Publication and access

Digital technology has not replaced the conference paper and printed volume, but it has added substantial new options. Email might be thought of as quicker and easier version of pre-existing media, such as mail. Other electronic media facilitate communication globally that before could only have been imagined in physical proximity. Web logs (blogs) and then Twitter became an easy way to share announcements and ideas, especially in their nascent stages. Academia.edu gained popularity as a resource for authors to share their ideas and reach readers (and also gained controversy in its for-profit use of personal information). Non-profit alternatives such as Humanities Commons and institutional repositories were built to have the same or improved capabilities for search, notification, and discussion without selling personal information. In addition to published material, such online forums can be used for conference papers, slideshows, syllabi, data sets, videos, etc. Audio-visual materials are more common for reaching popular audiences (e.g., the Society of Biblical Literature’s Bible Odyssey project or James McGrath’s “Religion Prof” podcast) but that could easily change.

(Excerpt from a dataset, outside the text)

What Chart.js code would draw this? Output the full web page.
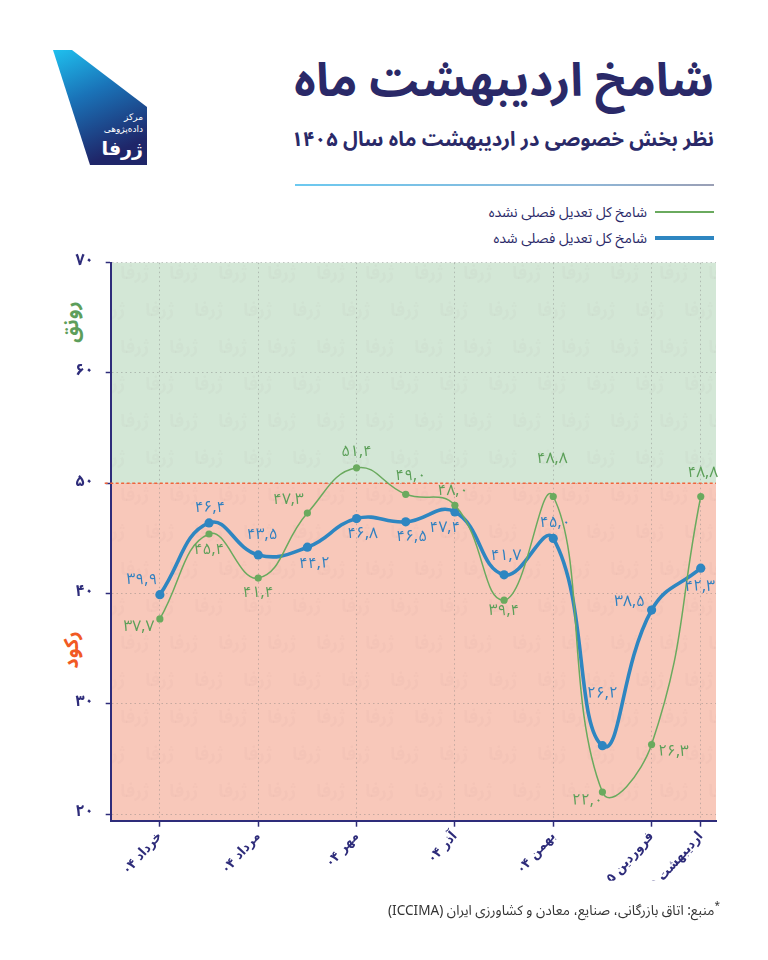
<!DOCTYPE html>
<html lang="fa" dir="rtl">
<head>
<meta charset="utf-8">
<script src="https://cdn.jsdelivr.net/npm/chart.js@4.4.1/dist/chart.umd.min.js"></script>
<style>
html,body{margin:0;padding:0;background:#fff;}
body{width:768px;height:960px;position:relative;overflow:hidden;font-family:"Noto Sans Arabic","DejaVu Sans",sans-serif;color:#2b2a6e;}
#logo{position:absolute;left:52px;top:49px;width:96px;height:117px;}
#title{position:absolute;right:54px;top:52px;font-size:46px;font-weight:bold;white-space:nowrap;line-height:60px;color:#2a2968;}
#subtitle{position:absolute;right:54px;top:125px;font-size:20.2px;font-weight:bold;white-space:nowrap;line-height:30px;color:#2a2968;}
#divider{position:absolute;left:295px;width:419px;top:184px;height:1.5px;background:linear-gradient(to right,#6cc9f0,#8fb7d8 70%,#9a9fb5);}
.leg{position:absolute;right:54px;height:20px;display:flex;align-items:center;gap:8px;font-size:14px;color:#2a2968;white-space:nowrap;}
.leg .sw{width:59px;}
#leg1{top:202px;}
#leg2{top:228px;}
#leg1 .sw{height:1.6px;background:#6aaa5e;}
#leg2 .sw{height:3.2px;background:#2e86c1;}
.side{position:absolute;font-weight:bold;font-size:20px;transform:translate(-50%,-50%) rotate(-90deg);white-space:nowrap;line-height:24px;}
#rownagh{left:72px;top:322px;color:#5d9e5b;}
#rokood{left:72px;top:650px;color:#f15a24;}
#chartwrap{position:absolute;left:0;top:240px;width:768px;height:680px;}
#source{position:absolute;right:48px;top:895px;font-size:13.6px;color:#333;white-space:nowrap;}
#source sup{font-size:10px;}
</style>
</head>
<body>
<svg id="logo" viewBox="0 0 96 117" xmlns="http://www.w3.org/2000/svg" direction="ltr">
  <defs>
    <linearGradient id="lg" x1="0" y1="0" x2="0.35" y2="1">
      <stop offset="0" stop-color="#1fc0ee"/>
      <stop offset="0.45" stop-color="#1a73b8"/>
      <stop offset="1" stop-color="#1f2669"/>
    </linearGradient>
  </defs>
  <polygon points="1,1 20,1 95,58 95,116 38,116" fill="url(#lg)"/>
  <text x="91" y="71" font-size="9" fill="#fff" text-anchor="end" direction="ltr" font-family="DejaVu Sans">مرکز</text>
  <text x="91" y="83" font-size="9" fill="#fff" text-anchor="end" direction="ltr" font-family="DejaVu Sans">داده‌پژوهی</text>
  <text x="91" y="106" font-size="19" font-weight="bold" fill="#fff" text-anchor="end" direction="ltr" font-family="DejaVu Sans">ژرفا</text>
</svg>
<div id="title">شامخ اردیبهشت ماه</div>
<div id="subtitle">نظر بخش خصوصی در اردیبهشت ماه سال ۱۴۰۵</div>
<div id="divider"></div>
<div class="leg" id="leg1"><span class="sw"></span><span>شامخ کل تعدیل فصلی نشده</span></div>
<div class="leg" id="leg2"><span class="sw"></span><span>شامخ کل تعدیل فصلی شده</span></div>
<div class="side" id="rownagh">رونق</div>
<div class="side" id="rokood">رکود</div>
<div id="chartwrap"><canvas id="c" width="768" height="680" dir="rtl"></canvas></div>
<div id="source"><sup>*</sup>منبع: اتاق بازرگانی، صنایع، معادن و کشاورزی ایران (ICCIMA)</div>

<script>
// ---- data ----
const months = ['خرداد ۰۴','تیر ۰۴','مرداد ۰۴','شهریور ۰۴','مهر ۰۴','آبان ۰۴','آذر ۰۴','دی ۰۴','بهمن ۰۴','اسفند ۰۴','فروردین ۰۵','اردیبهشت ۰۵'];
const shownTickIdx = [0, 2, 4, 6, 8, 10, 11];
const yTicks = [20, 30, 40, 50, 60, 70];
const notAdjusted = [37.7, 45.4, 41.4, 47.3, 51.4, 49.0, 48.0, 39.4, 48.8, 22.0, 26.3, 48.8];
const adjusted    = [39.9, 46.4, 43.5, 44.2, 46.8, 46.5, 47.4, 41.7, 45.0, 26.2, 38.5, 42.3];
const seriesNames = ['شامخ کل تعدیل فصلی نشده', 'شامخ کل تعدیل فصلی شده'];
const threshold = 50;
const watermarkText = 'ژرفا';

// ---- label placement (px offsets from each point) ----
const greenLabelOffsets = [[-21,10],[0,18],[0,17],[-19,-11],[0,-14],[5,-17],[-2,-13],[0,13],[-1,-36],[-15,11],[22,9],[2,-22]];
const blueLabelOffsets  = [[-18,-13],[1,-13],[4,-18],[7,18],[6,17],[6,17],[-10,18],[2,-17],[2,-14],[0,-50],[-22,-6],[-1,21]];

const faDigits = '۰۱۲۳۴۵۶۷۸۹';
const toFa = s => String(s).replace(/[0-9]/g, d => faDigits[d]);
const fmt = v => toFa(v.toFixed(1)).replace('.', ',');

const GREEN = '#6aaa5e', BLUE = '#2e86c1', NAVY = '#2e2c7a';
const FONT = '"Noto Sans Arabic","DejaVu Sans",sans-serif';
const FONT_COND = '"DejaVu Sans Condensed","DejaVu Sans",sans-serif';

const bandsPlugin = {
  id: 'bands',
  beforeDraw(chart) {
    const {ctx, chartArea: a, scales: {y}} = chart;
    const yT = y.getPixelForValue(threshold);
    ctx.save();
    ctx.fillStyle = '#d3e7d6';
    ctx.fillRect(a.left, a.top, a.right - a.left, yT - a.top);
    ctx.fillStyle = '#f8c8ba';
    ctx.fillRect(a.left, yT, a.right - a.left, a.bottom - yT);
    // very faint brand watermark pattern
    ctx.beginPath();
    ctx.rect(a.left, a.top, a.right - a.left, a.bottom - a.top);
    ctx.clip();
    ctx.fillStyle = 'rgba(140,120,120,0.035)';
    ctx.font = 'bold 18px ' + FONT;
    ctx.textAlign = 'center';
    ctx.textBaseline = 'middle';
    let row = 0;
    for (let yy = a.top + 14; yy < a.bottom + 20; yy += 37, row++) {
      for (let xx = a.left + (row % 2 ? 0 : 24); xx < a.right + 30; xx += 49) {
        ctx.fillText(watermarkText, xx, yy);
      }
    }
    ctx.restore();
  },
  beforeDatasetsDraw(chart) {
    const {ctx, chartArea: a, scales: {y}} = chart;
    const yT = y.getPixelForValue(threshold);
    ctx.save();
    ctx.strokeStyle = '#f0643a';
    ctx.lineWidth = 1.3;
    ctx.setLineDash([3, 2.5]);
    ctx.beginPath();
    ctx.moveTo(a.left - 6, yT);
    ctx.lineTo(a.right, yT);
    ctx.stroke();
    ctx.restore();
  }
};

const labelsPlugin = {
  id: 'pointLabels',
  afterDatasetsDraw(chart) {
    const {ctx} = chart;
    const cfg = [
      {vals: notAdjusted, off: greenLabelOffsets, color: '#5b9f58'},
      {vals: adjusted, off: blueLabelOffsets, color: '#2f80c0'}
    ];
    ctx.save();
    ctx.font = '15.5px ' + FONT;
    ctx.textAlign = 'center';
    ctx.textBaseline = 'middle';
    cfg.forEach((c, di) => {
      const meta = chart.getDatasetMeta(di);
      ctx.fillStyle = c.color;
      meta.data.forEach((pt, i) => {
        ctx.fillText(fmt(c.vals[i]), pt.x + c.off[i][0], pt.y + c.off[i][1]);
      });
    });
    ctx.restore();
  }
};

new Chart(document.getElementById('c'), {
  type: 'line',
  data: {
    datasets: [
      {
        label: seriesNames[0],
        data: notAdjusted.map((v, i) => ({x: i, y: v})),
        borderColor: GREEN, backgroundColor: GREEN,
        borderWidth: 1.5, pointRadius: 3.6, pointBorderWidth: 0,
        tension: 0.45, order: 0
      },
      {
        label: seriesNames[1],
        data: adjusted.map((v, i) => ({x: i, y: v})),
        borderColor: BLUE, backgroundColor: BLUE,
        borderWidth: 3.6, pointRadius: 4.6, pointBorderWidth: 0,
        tension: 0.45, order: 1
      }
    ]
  },
  options: {
    responsive: false,
    animation: false,
    events: [],
    layout: {padding: {left: 0, right: 52, top: 22.7, bottom: 39.3}},
    plugins: {legend: {display: false}, tooltip: {enabled: false}},
    scales: {
      x: {
        type: 'linear', min: -1, max: 11.31,
        afterBuildTicks: s => { s.ticks = shownTickIdx.map(v => ({value: v})); },
        afterFit: s => { s.height = 60; },
        grid: {color: 'rgba(120,120,120,0.4)', lineWidth: 1, tickColor: NAVY, tickLength: 6, tickWidth: 1.5},
        border: {color: NAVY, width: 2, dash: [1.5, 3]},
        ticks: {
          autoSkip: false, maxRotation: 48, minRotation: 48, padding: 2,
          color: NAVY, font: {family: FONT_COND, size: 13.5, weight: 'bold'},
          callback: v => months[v]
        }
      },
      y: {
        min: 19.4, max: 70,
        afterBuildTicks: s => { s.ticks = yTicks.map(v => ({value: v})); },
        afterFit: s => { s.width = 110.7; },
        grid: {color: 'rgba(120,120,120,0.4)', lineWidth: 1, tickColor: NAVY, tickLength: 5, tickWidth: 1.5},
        border: {color: NAVY, width: 2, dash: [1.5, 3]},
        ticks: {padding: 12, color: NAVY, font: {family: FONT, size: 16, weight: 'bold'}, callback: v => toFa(v)}
      }
    }
  },
  plugins: [bandsPlugin, labelsPlugin]
});
</script>
</body>
</html>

Even with some help from the Internet Archive’s “Wayback Machine,” it is reasonable to wonder if digitally disseminated information and ideas will have the endurance of printed paper volumes or the parchment and papyri we study. Almost all the information we have from antiquity, we have not because it was durable but because it was copied. It was copied because it was deemed worthy of copying. To the extent that information on the Internet is deemed worthy of copying and archiving it will be preserved more easily than its predigital analogs. The copying of digital information is the easy part. Archiving requires attention to formats. Portable Document Format (PDF) is popular as a substitute for paper, and thus is very human readable, but less so machine readable. For important works and editions, the Text Encoding Initiative provides the archival standard for texts to be readable to machines as well as humans. If the strategy for preservation of information is to rely on copies, copyright restrictions are the impediment. At least in the United States, the Digital Millennium Copyright Act provides protection for providers of online services, and legal precedent allows fair use including backup copies for personal use. The best strategy for an author who wishes her ideas to be disseminated and preserved is to give explicit permission using a standard license. Whereas writing your own permission statement requires human interpretation, Creative Commons provides a set of licenses that are standard and machine readable. One should also consider whether ideas “published” on the Internet are public to machine web crawlers such as Google and the Internet Archive or hidden behind a registration or pay “wall.” Proprietary for-profit websites do not guarantee preservation of information, especially if they cease to be profitable. Digital publication has the potential but not the assurance to rival and surpass pre-digital media for sustainable preservation and access of scholarship.